**Data in this exercise**.
◇ ◇ ◇ ◇ ◇ ◇ ◇

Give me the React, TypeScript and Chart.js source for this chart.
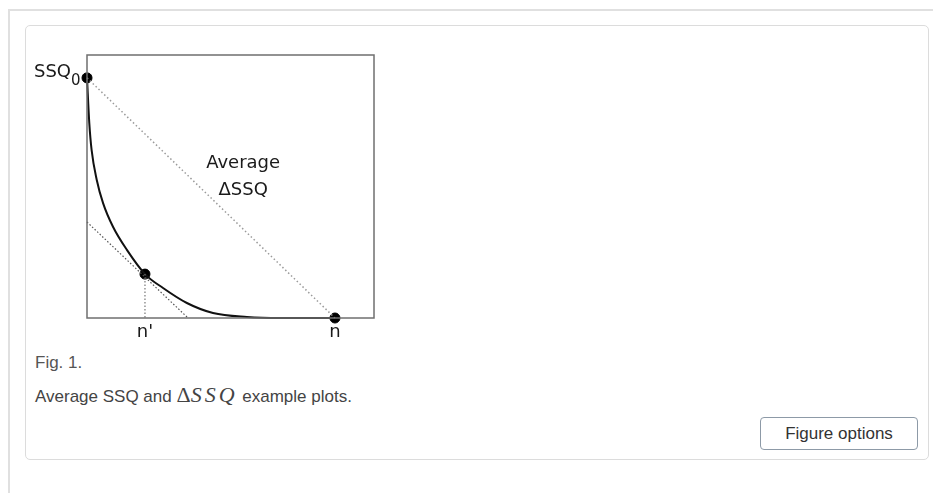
import React, { useEffect, useRef } from "react";
import { Chart, registerables } from "chart.js";

Chart.register(...registerables);

// ---- data (x: 0..100 sample axis, y: 0..100 SSQ axis) ----
const curveX = [0, 0.8, 1.6, 3.4, 5.6, 9.1, 13.9, 20.2, 26.5, 34.8, 43.9, 55.7, 67.2, 86.4];
const curveY = [91.3, 74.1, 63.9, 52.5, 43.7, 34.6, 25.9, 16.7, 11.4, 5.7, 1.9, 0.4, 0, 0];
const averageLineX = [0, 86.4];
const averageLineY = [91.3, 0];
const tangentX = [0, 35.2];
const tangentY = [36.5, 0];
const nPrimeDropX = [20.2, 20.2];
const nPrimeDropY = [16.7, 0];
const markerX = [0, 20.2, 86.4];
const markerY = [91.3, 16.7, 0];
const tickValues = [20.2, 86.4];
const tickLabels = ["n'", "n"];
const noteLines = ["Average", "ΔSSQ"];
const noteX = [54.4, 54.4];
const noteY = [58.9, 48.7];
const ssqLabel = "SSQ";
const ssqSub = "0";

const pts = (xs: number[], ys: number[]) => xs.map((x, i) => ({ x, y: ys[i] }));

const framePlugin = {
  id: "frameAndNotes",
  afterDatasetsDraw(chart: any) {
    const { ctx, chartArea, scales } = chart;
    ctx.save();
    ctx.strokeStyle = "#6f6f6f";
    ctx.lineWidth = 1.5;
    ctx.strokeRect(chartArea.left, chartArea.top, chartArea.right - chartArea.left, chartArea.bottom - chartArea.top);
    ctx.fillStyle = "#1a1a1a";
    ctx.font = '18px "DejaVu Sans"';
    ctx.textAlign = "center";
    ctx.textBaseline = "middle";
    noteLines.forEach((t, i) => {
      ctx.fillText(t, scales.x.getPixelForValue(noteX[i]), scales.y.getPixelForValue(noteY[i]));
    });
    // SSQ0 label next to the top marker
    const py = scales.y.getPixelForValue(markerY[0]);
    const px = scales.x.getPixelForValue(markerX[0]);
    ctx.textBaseline = "alphabetic";
    ctx.textAlign = "right";
    ctx.font = '18px "DejaVu Sans"';
    ctx.fillText(ssqLabel, px - 16, py - 1);
    ctx.textAlign = "left";
    ctx.font = '15px "DejaVu Sans"';
    ctx.fillText(ssqSub, px - 16, py + 7);
    ctx.restore();
  },
};

function FigureChart() {
  const ref = useRef<HTMLCanvasElement | null>(null);
  useEffect(() => {
    if (!ref.current) return;
    const chart = new Chart(ref.current, {
      type: "scatter",
      data: {
        datasets: [
          {
            data: pts(averageLineX, averageLineY),
            showLine: true,
            borderColor: "#9a9a9a",
            borderWidth: 1.5,
            borderDash: [1.5, 2.5],
            pointRadius: 0,
            clip: false,
          },
          {
            data: pts(tangentX, tangentY),
            showLine: true,
            borderColor: "#555",
            borderWidth: 1.2,
            borderDash: [1.5, 2],
            pointRadius: 0,
            clip: false,
          },
          {
            data: pts(nPrimeDropX, nPrimeDropY),
            showLine: true,
            borderColor: "#777",
            borderWidth: 1.2,
            borderDash: [1.5, 2],
            pointRadius: 0,
            clip: false,
          },
          {
            data: pts(curveX, curveY),
            showLine: true,
            borderColor: "#111",
            borderWidth: 2,
            cubicInterpolationMode: "monotone",
            pointRadius: 0,
            clip: false,
          },
          {
            data: pts(markerX, markerY),
            showLine: false,
            pointRadius: 5,
            pointBackgroundColor: "#000",
            pointBorderColor: "#000",
            clip: false,
          },
        ],
      } as any,
      options: {
        animation: false,
        responsive: false,
        devicePixelRatio: 1,
        events: [],
        layout: { padding: { left: 57, top: 10, right: 16, bottom: 0 } },
        plugins: { legend: { display: false }, tooltip: { enabled: false } },
        scales: {
          x: {
            type: "linear",
            min: 0,
            max: 100,
            grid: { display: false, drawTicks: false },
            border: { display: false },
            afterBuildTicks: (s: any) => {
              s.ticks = tickValues.map((v) => ({ value: v }));
            },
            afterFit: (s: any) => {
              s.height = 27;
            },
            ticks: {
              padding: 4,
              color: "#1a1a1a",
              font: { family: "DejaVu Sans", size: 18 },
              callback: (v: any) => tickLabels[tickValues.indexOf(v)] ?? "",
            },
          },
          y: { type: "linear", min: 0, max: 100, display: false },
        },
      } as any,
      plugins: [framePlugin],
    });
    return () => chart.destroy();
  }, []);
  return (
    <canvas
      ref={ref}
      width={360}
      height={300}
      style={{ position: "absolute", left: 30, top: 45, width: 360, height: 300 }}
    />
  );
}

export default function App() {
  const sans = '"Liberation Sans", Arial, sans-serif';
  return (
    <div style={{ position: "absolute", left: 0, top: 0, width: 933, height: 493, background: "#fff", overflow: "hidden" }}>
      <div style={{ position: "absolute", left: 8, top: 9, right: 0, height: 2, background: "#e0e0e0" }} />
      <div style={{ position: "absolute", left: 8, top: 9, width: 2, bottom: 0, background: "#e0e0e0" }} />
      <div
        style={{
          position: "absolute",
          left: 25,
          top: 25,
          width: 904,
          height: 435,
          border: "1px solid #dcdcdc",
          borderRadius: 5,
          boxSizing: "border-box",
        }}
      />
      <FigureChart />
      <div style={{ position: "absolute", left: 35, top: 353, font: `17px ${sans}`, color: "#555", lineHeight: "20px" }}>
        Fig. 1.
      </div>
      <div style={{ position: "absolute", left: 35, top: 384, font: `17px ${sans}`, color: "#444", lineHeight: "22px", whiteSpace: "nowrap" }}>
        Average SSQ and{" "}
        <span style={{ fontFamily: '"Liberation Serif", serif', fontSize: 22 }}>
          Δ<i style={{ letterSpacing: 3 }}>SSQ</i>
        </span>{" "}
        example plots.
      </div>
      <div
        style={{
          position: "absolute",
          left: 760,
          top: 417,
          width: 158,
          height: 33,
          border: "1px solid #8d9aa7",
          borderRadius: 4,
          boxSizing: "border-box",
          font: `17px ${sans}`,
          color: "#333",
          display: "flex",
          alignItems: "center",
          justifyContent: "center",
        }}
      >
        Figure options
      </div>
    </div>
  );
}
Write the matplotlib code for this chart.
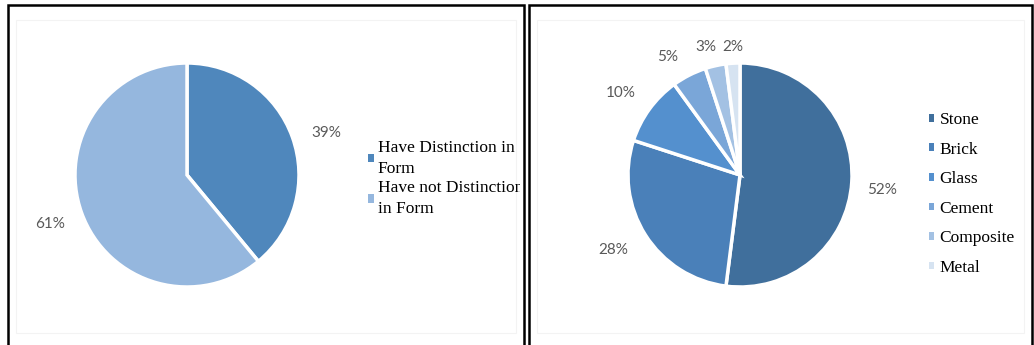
import matplotlib
matplotlib.use('Agg')
import matplotlib.pyplot as plt
from matplotlib.patches import Rectangle, Patch

# data
form_labels = ['Have Distinction in\nForm', 'Have not Distinction\nin Form']
form_values = [39, 61]
form_colors = ['#4F87BC', '#95B7DE']

material_labels = ['Stone', 'Brick', 'Glass', 'Cement', 'Composite', 'Metal']
material_values = [52, 28, 10, 5, 3, 2]
material_colors = ['#406F9C', '#4A80B9', '#5490CE', '#7AA6D8', '#A3C1E3', '#D6E3F1']

W, H = 1034, 345
R = 112  # pie radius in pixels
fig = plt.figure(figsize=(W / 100, H / 100), dpi=100)


def px_axes(cx, cy, r):
    # axes square around pie center, given in pixels (y from top)
    return fig.add_axes([(cx - r) / W, 1 - (cy + r) / H, 2 * r / W, 2 * r / H])


def nudge(t, dx, dy):
    # shift a label by pixels (dy downwards)
    x, y = t.get_position()
    t.set_position((x + dx / R, y - dy / R))


pct_font = dict(fontsize=11, color='#595959', family='Lato')
leg_font = dict(family='Liberation Serif', size=12.5)

# ---- left panel ----
ax1 = px_axes(187, 175, R)
w1, t1 = ax1.pie(form_values, colors=form_colors, startangle=90, counterclock=False,
                 labels=[f'{v}%' for v in form_values], labeldistance=1.3,
                 wedgeprops=dict(edgecolor='white', linewidth=2.5), textprops=pct_font)
for t in t1:
    t.set_ha('center')
nudge(t1[0], 2, 7)
ax1.set_xlim(-1, 1)
ax1.set_ylim(-1, 1)

h1 = [Patch(facecolor=c, edgecolor='none') for c in form_colors]
leg1 = fig.legend(h1, form_labels, loc='upper left', bbox_to_anchor=(368 / W, 1 - 140 / H),
                  frameon=False, prop=leg_font, handlelength=0.35, handleheight=0.35,
                  handletextpad=0.2, labelspacing=0.2, borderpad=0, borderaxespad=0)
clip1 = Rectangle((0, 0), 520 / W, 1, transform=fig.transFigure, visible=False)
fig.add_artist(clip1)
for t in leg1.get_texts():
    t.set_clip_path(clip1)
    t.set_linespacing(1.4)

# ---- right panel ----
ax2 = px_axes(740, 175, R)
w2, t2 = ax2.pie(material_values, colors=material_colors, startangle=90, counterclock=False,
                 labels=[f'{v}%' for v in material_values], labeldistance=1.28,
                 wedgeprops=dict(edgecolor='white', linewidth=2.5), textprops=pct_font)
for t, (dx, dy) in zip(t2, [(-1, 6), (-6, -2), (-3, 2), (-7, 10), (-3, 12), (2, 15)]):
    t.set_ha('center')
    nudge(t, dx, dy)
ax2.set_xlim(-1, 1)
ax2.set_ylim(-1, 1)

h2 = [Patch(facecolor=c, edgecolor='none') for c in material_colors]
fig.legend(h2, material_labels, loc='upper left', bbox_to_anchor=(929 / W, 1 - 112 / H),
           frameon=False, prop=leg_font, handlelength=0.3, handleheight=0.3,
           handletextpad=0.3, labelspacing=0.78, borderpad=0, borderaxespad=0)

# panel borders
for x0, x1 in [(8, 524), (529, 1032)]:
    fig.add_artist(Rectangle((x0 / W, -0.05), (x1 - x0) / W, 1 - 5 / H + 0.05,
                             transform=fig.transFigure, fill=False,
                             edgecolor='black', linewidth=1.8))
    fig.add_artist(Rectangle(((x0 + 8) / W, 12 / H), (x1 - x0 - 16) / W, 1 - 32 / H,
                             transform=fig.transFigure, fill=False,
                             edgecolor='#F3F3F3', linewidth=0.8))

fig.savefig('out.png', dpi=100)
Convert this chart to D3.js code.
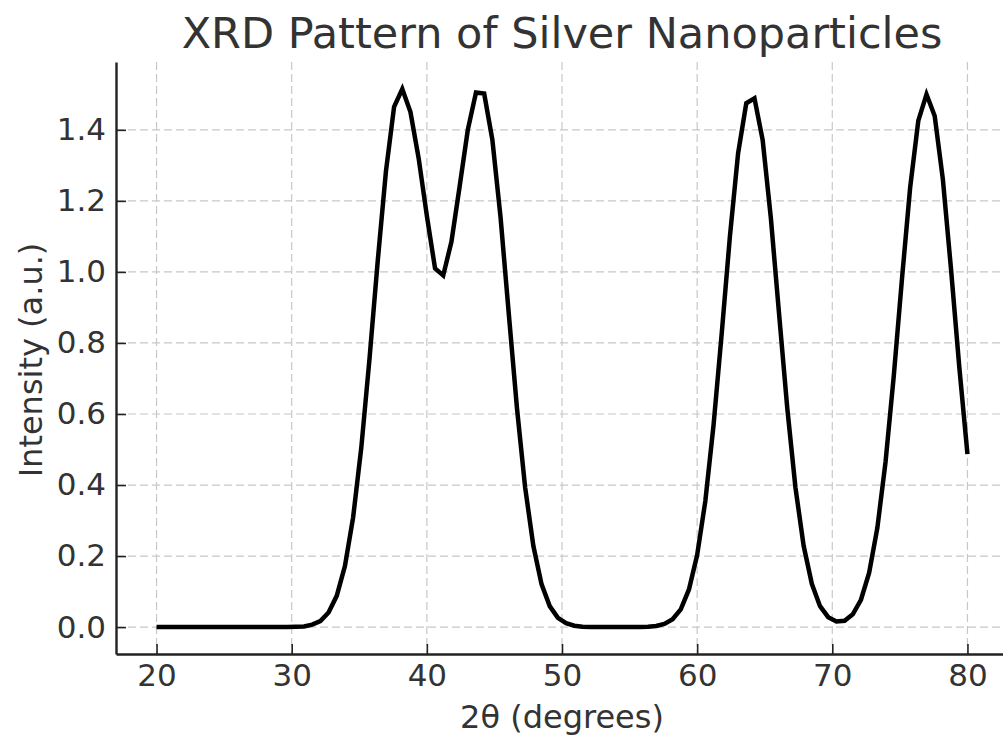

◇ ◇ ◇ ◇ ◇ ◇ ◇

**Task statement**. Using the records above, copy each line that contains "code".

**Exercise answer**.
Write the matplotlib code for this chart.
Convert this chart to D3.js code.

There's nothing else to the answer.